12/04/2016

PESSOAS E COISAS

Vamos aprendendo a escolher os melhores alimentos. É assim, ou deveria ser assim. Para o físico e para a alma. Aprender a viver pode ser isso. Ao lado do ter e do ser, existe o evitar. Cria-se, também, zonas de escape e de silêncio para o que nos perturba ou nos desagrada.
Militei com jovens em hospital psiquiátrico. Comum entre os internos, as ferramentas do escape e do silêncio, o que parece natural para todos nós. Havia momentos de surto, em clima de concordâncias e discordâncias. Nos períodos de trégua, ocorria o apoio do calor humano em reuniões de psicoterapia e grupoanálise.
Meu aprendizado em dinâmica de grupo foi com Lauro de Oliveira Lima, mestre e amigo saudoso. Contato com a prática artística e o teatro me ajudava na criação de oportunidades de expressão do normal e do anormal.  
Lembro o que li da psiquiatra Nise da Silveira (e sobre ela).  Sob sua responsabilidade era o atelier de pintura num dos setores da terapêutica ocupacional – Centro Psiquiátrico Pedro II, Rio de Janeiro (1946-1974). Época, inclusive, do eletrochoque e dos fortes remédios bloqueadores quando a consciência disparava ladeira abaixo.  
Além da oficina de laborterapia, na comunidade terapêutica em que trabalhei (Atibaia, anos 80), a gente utilizava técnicas dramáticas. No teatro pintava-se e bordava. Soltava-se miasmas da alma. Imagens que, uma vez destaca-das, serviriam de defesa contra o inconsciente invasor. Muito do que poderia levar a situações de delírio aparecia no remanso do lago. Imagino que se ia aprendendo a enfrentar regressão a zonas cavernosas da psique.
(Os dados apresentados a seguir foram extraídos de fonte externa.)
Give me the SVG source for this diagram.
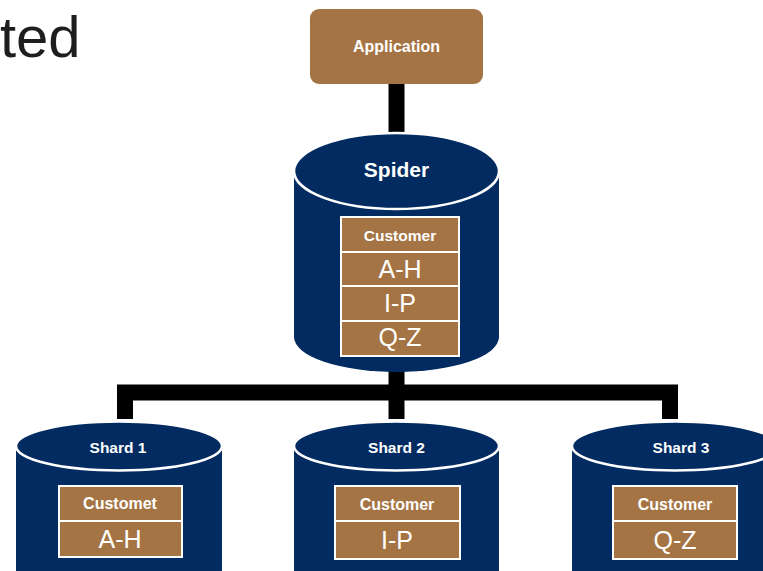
<svg xmlns="http://www.w3.org/2000/svg" width="763" height="571" viewBox="0 0 763 571">
<style>
.navy{fill:#022b61}
.sep{fill:#022b61;stroke:#ffffff;stroke-width:2.5}
.cell{fill:#a57444;stroke:#ffffff;stroke-width:2}
.lb{font-family:"Liberation Sans",Arial,sans-serif;font-weight:bold;fill:#ffffff;text-anchor:middle}
.lr{font-family:"Liberation Sans",Arial,sans-serif;fill:#ffffff;text-anchor:middle;font-size:25px}
.conn{fill:none;stroke:#000000;stroke-width:16;stroke-linejoin:miter}
</style>
<rect width="763" height="571" fill="#ffffff"/>
<text x="0" y="57" font-family="Liberation Sans, Arial, sans-serif" font-size="58" fill="#1e1e1e">ted</text>
<g id="connectors">
<path class="conn" d="M396.5,84 V134"/>
<path class="conn" d="M396.5,370 V419"/>
<path class="conn" d="M125,419 V392.5 H670 V419"/>
</g>
<g id="application">
<rect x="310" y="9" width="173" height="75" rx="9" fill="#a57444"/>
<text class="lb" x="396.5" y="52" font-size="16">Application</text>
</g>
<g id="spider">
<path class="navy" d="M294,171 V337 A102.5,35 0 0 0 499,337 V171 Z"/>
<ellipse class="sep" cx="396.5" cy="171" rx="102.5" ry="38"/>
<text class="lb" x="396.5" y="177" font-size="21">Spider</text>
<rect class="cell" x="341" y="217" width="118" height="35"/>
<rect class="cell" x="341" y="252" width="118" height="34"/>
<rect class="cell" x="341" y="286" width="118" height="35"/>
<rect class="cell" x="341" y="321" width="118" height="35"/>
<text class="lb" x="400" y="241" font-size="15.5">Customer</text>
<text class="lr" x="400" y="278">A-H</text>
<text class="lr" x="400" y="312">I-P</text>
<text class="lr" x="400" y="346">Q-Z</text>
</g>
<g id="shard1">
<path class="navy" d="M16,446 V600 H222 V446 Z"/>
<ellipse class="sep" cx="119" cy="446" rx="103" ry="24.5"/>
<text class="lb" x="118" y="453" font-size="15.5">Shard 1</text>
<rect class="cell" x="59" y="486" width="123" height="35"/>
<rect class="cell" x="59" y="521" width="123" height="36"/>
<text class="lb" x="120" y="509" font-size="16">Customet</text>
<text class="lr" x="120" y="548">A-H</text>
</g>
<g id="shard2">
<path class="navy" d="M294,446 V600 H499 V446 Z"/>
<ellipse class="sep" cx="396.5" cy="446" rx="102.5" ry="24.5"/>
<text class="lb" x="396.5" y="453" font-size="15.5">Shard 2</text>
<rect class="cell" x="335" y="486" width="125" height="35"/>
<rect class="cell" x="335" y="521" width="125" height="38"/>
<text class="lb" x="397" y="510" font-size="16">Customer</text>
<text class="lr" x="397" y="549">I-P</text>
</g>
<g id="shard3">
<path class="navy" d="M572,446 V600 H778 V446 Z"/>
<ellipse class="sep" cx="675" cy="446" rx="103" ry="24.5"/>
<text class="lb" x="681" y="453" font-size="15.5">Shard 3</text>
<rect class="cell" x="613" y="486" width="124" height="35"/>
<rect class="cell" x="613" y="521" width="124" height="38"/>
<text class="lb" x="675" y="510" font-size="16">Customer</text>
<text class="lr" x="675" y="549">Q-Z</text>
</g>
</svg>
O jogo de ficção e realidade procurava ajudar no processo terapêutico. Numa outra etapa, ou aí imiscuído, o trabalho de ressocialização.
A reflexão de que a arte nos ajuda a viver melhor obtinha papel preponderante.
Desde criança e jovem, pensando em valores, atitudes, comportamentos, muito devo às matinês de domingo. Sem TV e Internet, o cinema falado americano, no seu maniqueísmo mocinho-bandido, é responsável por autoafirmações machistas e preconceituosas mudanças sociais. Sentir, por exemplo, que “barracão prende mais que xadrez” (de um samba de Noel). O reforço de tendências e potencialidades deve muito à ficção. O cinema atual, pleno de efeitos sonoros e imagens que se quebram vertiginosamente, chega a ajudar pouco no apuro da sensibilidade e da reflexão.  
Hoje, em casa, acontece diálogo através de um conjunto musical doméstico. Embora grupinhos, até de crianças pequenas, prefiram tablets. Elas se juntam e se isolam.
Voltando à música analógica, surgem áreas através de voz, notas e compassos, mãos, dedos e cordas, percussão em madeira, couro e metais, ou objetos, os menos declarados para esse fim, promovendo a interação dos diferentes.  Crianças com celulares na vertente dos novos tempos de comunicação virtual. Adultos tocando e cantando; outros, no jogo de Tranca. Uma coisa é se alimentar do que é mais natural ou mais artificial, dependendo das escolhas, sendo que uma não exclui a outra.      
Sei que o processo de selecionar o que nos faz bem (e quando nos faz bem), não parte de amplo consenso. Objetivos existenciais e das escolas deveriam ser o da autonomia individual e da interação social (Piaget). O de valorizar mais o natural do que produtos de consumo desenfreado. Isso é homenagear a pessoa face ao indivíduo-padrão do sistema toma lá–dá cá. Se a interação possui papel paradigmático, caminha-se para a iniciativa, autoconfiança, e coragem de ser si mesmo. Tudo sob a égide da saúde e da doença, do corpo e da alma.